The Yes for Schools First Committee is a thing of the past.
Missouri Ethics Commission documents filed Aug. 21 show the committee pushing for the removal of loss limits and the elimination of competition for casinos has changed its name to Yes on A Coalition.
The committee is pushing the passage of Proposition A, the so-called Schools First Initiative in November.
Though the casino interests are trying to sell Missourians on this proposition by linking it with schools, I described the effort this way in the May 3 Turner Report:
One of the biggest fictions that continues to be foisted upon the public is the idea that gambling money can solve all of the problems with school funding.
According to the advertising when Missourians approved a state lottery, that money was going to save the schools. Of course, the money was never designated for the schools, but was placed in general revenue. If the money had been targeted to schools, undoubtedly legislators would have cut the amount going into education from general revenue.
Every few years, those who want to increase gambling in this state, use education as a way to overcome resistance to the idea…and it is happening again.
The gambling interests never use names like “More Gambling in Missouri” or “A Sucker Born Every Minute” for their “grass roots” groups. The latest one, registered with the Missouri Ethics Commission on Dec. 21, 2007, is the Yes for Schools First Coalition.
The Coalition, which has been operating under the radar since that time (except for Arch City Chronicle and some in the blogosphere) appears to have landed enough signatures to allow Missourians to vote on removing loss limits from casinos, purportedly to pour those extra dollars into education.
Since this is a coalition designed to bring funding to education, you might expect to see those with a stake in education- parents, teachers, administrators, education interest groups lining up to back this initiative.
Missouri Ethics Commission documents paint a different picture.
The coalition’s most recent disclosure report, filed April 15, shows $1,427,700 in contributions. Not one cent came from anyone associated with education. In fact, the funding came from only two sources- $835,700 from Ameristar Casinos and $592,00 from Pinnacle Entertainment.
This was the news release issued by the coalition Friday:
The YES for Schools First Coalition today submitted to the Missouri Secretary of State more than 160,000 voter signatures on petitions for the Schools First Initiative – far more than the approximately 92,000 signatures required to place the initiative on the November 2008 statewide ballot.
“We’re pleased that Missouri voters have shown strong support for our measure,” said the group’s spokesperson, Anne Marie Moy. “The Schools First Initiative provides vitally needed new funds to Missouri schools by increasing the state taxes paid by casinos.
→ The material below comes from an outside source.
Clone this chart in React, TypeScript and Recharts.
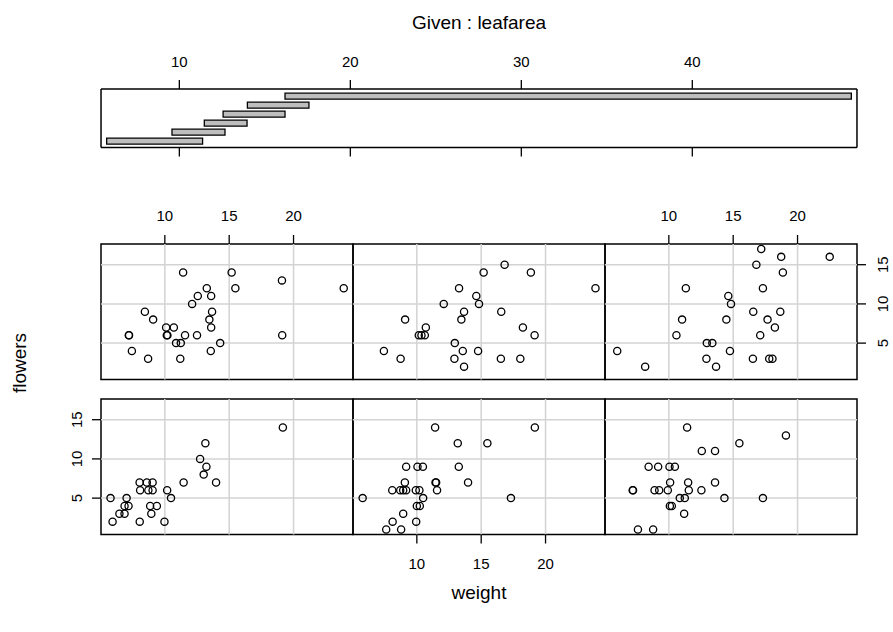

It prohibits the legislature from using the casino taxes dedicated to education for any other purpose. It also protects thousands of local jobs and our state economy, by ensuring that Missouri casinos can compete for visitors on an equal basis with casinos in neighboring states.”
The Schools First Initiative will provide more than $100 million per year in new funds for elementary and secondary schools statewide by increasing the state tax paid by riverboat casinos to 21% and by eliminating Missouri’s $500 loss limit. The measure requires annual audits by the State Auditor to ensure that all casino tax revenues dedicated to education are used only for school funding and are not used to replace or supplant other education funds.
By eliminating Missouri’s outdated loss limit, which no other state imposes, the initiative will ensure that Missouri can compete for casino visitors on a level playing field. The initiative also prevents oversaturation of the in-state casino market by limiting the number of Missouri casinos to those already built or under construction.
The Schools First Initiative is supported by the YES for Schools First Coalition, which includes Missouri teachers and parents, and community and business leaders. The initiative also is endorsed by the Missouri Gaming Association, the organization which represents all casino companies operating in Missouri.
Reading the news release reminded me of the infamous Lamar con artist James R. Montgomery, who attempted to run a canned food drive, allegedly to benefit the needy, and advertised that he would have a particular church and the Boy Scouts helping him. The Lamar Police Department checked and found the school had nothing to do with the drive and neither did the Scouts. When I questioned him about the drive, he said it was all a misunderstanding. He never said the church was involved with the drive, just some church members, and he had never mentioned the Boy Scouts participating, just some members of the Boy Scouts. The canned food drive was canceled.
In this case, the coalition claims to consist of Missouri teachers and parents, but the coalition’s website does not contain any evidence of that.
From its name, the Schools First initiative sounds like an answer to all of our problems of education funding, but when you pull the curtain aside, this is a welfare proposal for the gambling industry.